Claret from Zin - Dan Berger's Vintage Experiences, June, 2005
More than a decade ago, a friend poured a red wine at dinner and asked me to identify it.
After much noodling (not to mention sipping and sniffing), I said the wine was an early '70's Bordeaux.
It was in fact, a 1970 Souverain Zinfandel that had aged quite well and had become like fine old Claret.
The story came back to me the other day when I tasted a range of Zinfandels from Doug Nalle, one of California's unheralded wine makers, a quiet man whose specialty Zins have long been a favorite of mine.
Nalle poured 10 older wines at a luncheon two days ago, and almost all were startling examples of how a balanced red wine can age nicely. And over time, emulate fine Claret.
Doug makes his Zinfandels in the style of Claret. You remember Claret, don't you? That was what we would often call Bordeaux that was made to smell and taste like, well, Bordeaux. No powerhouses allowed.
The idea is that hard tannins and acids can be tamed a bit to balance a wine. It's what allows many Rioja and Rhone wines to age handsomely.
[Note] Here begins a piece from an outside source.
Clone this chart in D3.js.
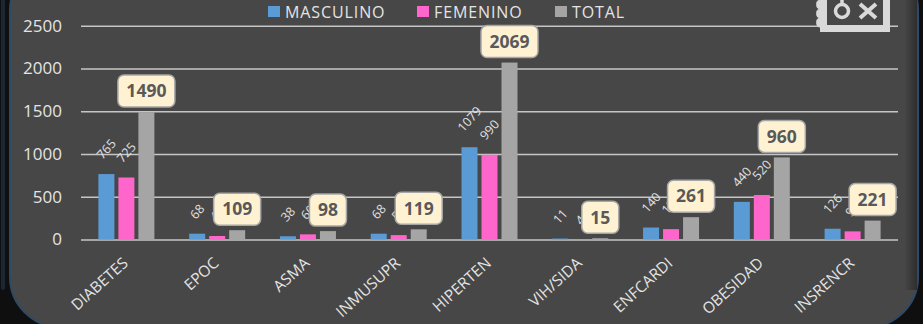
<!DOCTYPE html>
<html>
<head>
<meta charset="utf-8">
<script src="https://cdn.jsdelivr.net/npm/d3@7"></script>
<style>
  html, body { margin: 0; padding: 0; background: #0f0f0f; }
  svg { display: block; }
  svg text { font-family: "Open Sans", sans-serif; }
</style>
</head>
<body>
<svg id="chart" width="923" height="324"></svg>
<script>
const categories = ['DIABETES', 'EPOC', 'ASMA', 'INMUSUPR', 'HIPERTEN', 'VIH/SIDA', 'ENFCARDI', 'OBESIDAD', 'INSRENCR'];
const masculino = [765, 68, 38, 68, 1079, 11, 140, 440, 126];
const femenino = [725, 41, 60, 51, 990, 4, 121, 520, 95];
const total = [1490, 109, 98, 119, 2069, 15, 261, 960, 221];
const seriesNames = ['MASCULINO', 'FEMENINO', 'TOTAL'];
const seriesColors = ['#5b9bd5', '#ff66cc', '#a5a5a5'];
const yTicks = [0, 500, 1000, 1500, 2000, 2500];

const svg = d3.select('#chart');
const plotLeft = 81, plotRight = 898, plotTop = 25.7, plotBottom = 239.5;

// panel behind the chart
const defs = svg.append('defs');
const edge = defs.append('linearGradient').attr('id', 'rightEdge');
edge.append('stop').attr('offset', 0).attr('stop-color', '#474747');
edge.append('stop').attr('offset', 1).attr('stop-color', '#2e2e2e');

svg.append('rect').attr('x', 1).attr('y', -60).attr('width', 4).attr('height', 350)
  .attr('rx', 2).attr('fill', '#1c2733');
svg.append('rect').attr('x', 10).attr('y', -40).attr('width', 908).attr('height', 367)
  .attr('rx', 50).attr('fill', '#474747').attr('stroke', '#2f4a66').attr('stroke-width', 2);
svg.append('rect').attr('x', 904).attr('y', 0).attr('width', 13).attr('height', 290)
  .attr('fill', 'url(#rightEdge)');

const x = d3.scaleBand().domain(categories).range([plotLeft, plotRight]);
const xSeries = d3.scaleBand().domain(seriesNames).range([-30, 30]);
const y = d3.scaleLinear().domain([0, 2500]).range([plotBottom, plotTop]);
const barWidth = 16;

// y axis and gridlines
const yAxis = svg.append('g')
  .attr('transform', `translate(${plotLeft},0)`)
  .call(d3.axisLeft(y).tickValues(yTicks).tickSize(-(plotRight - plotLeft)).tickPadding(19).tickFormat(d3.format('d')));
yAxis.select('.domain').remove();
yAxis.selectAll('.tick line').attr('stroke', '#c6c6c6').attr('stroke-width', 1.6);
yAxis.selectAll('.tick text').attr('fill', '#e4e4e4').attr('font-size', 17).attr('x', -19);

// x axis
const xAxis = svg.append('g')
  .attr('transform', `translate(0,${plotBottom})`)
  .call(d3.axisBottom(x).tickSize(0));
xAxis.select('.domain').remove();
xAxis.selectAll('.tick text')
  .attr('fill', '#e4e4e4')
  .attr('font-size', 15.5)
  .attr('text-anchor', 'end')
  .attr('transform', 'translate(-1,21) rotate(-42)')
  .attr('x', 0).attr('y', 0).attr('dy', '0.35em');

// bars
const values = [masculino, femenino, total];
seriesNames.forEach((name, s) => {
  const g = svg.append('g');
  g.selectAll('rect')
    .data(values[s])
    .enter()
    .append('rect')
    .attr('x', (d, i) => x(categories[i]) + x.bandwidth() / 2 + xSeries(name) + xSeries.bandwidth() / 2 - barWidth / 2)
    .attr('y', d => y(d))
    .attr('width', barWidth)
    .attr('height', d => y(0) - y(d))
    .attr('fill', seriesColors[s]);
});

// rotated labels for masculino and femenino
[0, 1].forEach(s => {
  svg.append('g').selectAll('text')
    .data(values[s])
    .enter()
    .append('text')
    .attr('transform', (d, i) => {
      const cx = x(categories[i]) + x.bandwidth() / 2 + xSeries(seriesNames[s]) + xSeries.bandwidth() / 2;
      return `translate(${cx},${y(d) - (16 + String(d).length * 3)}) rotate(-48)`;
    })
    .attr('text-anchor', 'middle')
    .attr('dy', '0.35em')
    .attr('fill', '#e0e0e0')
    .attr('font-size', 12.5)
    .text(d => d);
});

// callouts for the total
const callout = svg.append('g').selectAll('g')
  .data(total)
  .enter()
  .append('g')
  .attr('transform', (d, i) => {
    const cx = x(categories[i]) + x.bandwidth() / 2 + xSeries('TOTAL') + xSeries.bandwidth() / 2;
    return `translate(${cx},${y(d) - 21})`;
  });
callout.append('rect')
  .attr('x', d => -(String(d).length * 10 + 17) / 2)
  .attr('y', -16)
  .attr('width', d => String(d).length * 10 + 17)
  .attr('height', 32)
  .attr('rx', 6)
  .attr('fill', '#fff2d3')
  .attr('stroke', '#a6a6a6')
  .attr('stroke-width', 1.5);
callout.append('text')
  .attr('text-anchor', 'middle')
  .attr('dy', '0.36em')
  .attr('fill', '#595959')
  .attr('font-size', 17.5)
  .attr('font-weight', 700)
  .text(d => d);

// legend
const legendX = [268, 417, 555];
const legend = svg.append('g').selectAll('g')
  .data(seriesNames)
  .enter()
  .append('g')
  .attr('transform', (d, i) => `translate(${legendX[i]},6)`);
legend.append('rect')
  .attr('width', 12).attr('height', 11)
  .attr('fill', (d, i) => seriesColors[i]);
legend.append('text')
  .attr('x', 17).attr('y', 11.5)
  .attr('fill', '#e4e4e4')
  .attr('font-size', 16)
  .attr('letter-spacing', 0.9)
  .text(d => d);

// stamp icon, top right
const icon = svg.append('g').attr('fill', 'none').attr('stroke', '#d9d9d9');
icon.append('path')
  .attr('d', 'M823.5,-2V28.5H886.5V-2')
  .attr('stroke-width', 7);
icon.append('path')
  .attr('d', 'M820,0a3,4 0 0 0 0,9a3,4 0 0 0 0,9a3,4 0 0 0 0,9')
  .attr('fill', '#d9d9d9').attr('stroke-width', 1);
icon.append('circle').attr('cx', 842).attr('cy', 11).attr('r', 6.5).attr('stroke-width', 3.5);
icon.append('path').attr('d', 'M842,0V5').attr('stroke-width', 3.5);
icon.append('path').attr('d', 'M860,4L876,18M876,4L860,18').attr('stroke-width', 4);
</script>
</body>
</html>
Zinfandel has always been tarred with the rap that it doesn't age well. But wines with the proper structure do age, and when they do they can be overwhelmingly rewarding.
The secret to Nalle wines is their perfect balance, which features low pH levels. In the 10 year-look-back, not one wine had a pH as high as 3.6; most were nearer to 3.4!
Doug is as passionate a wine maker as I know, and his wines display the sort of style I love: food friendly, and still as full of vibrant varietal character as any you'll find. His wines are a treat for those who love structure.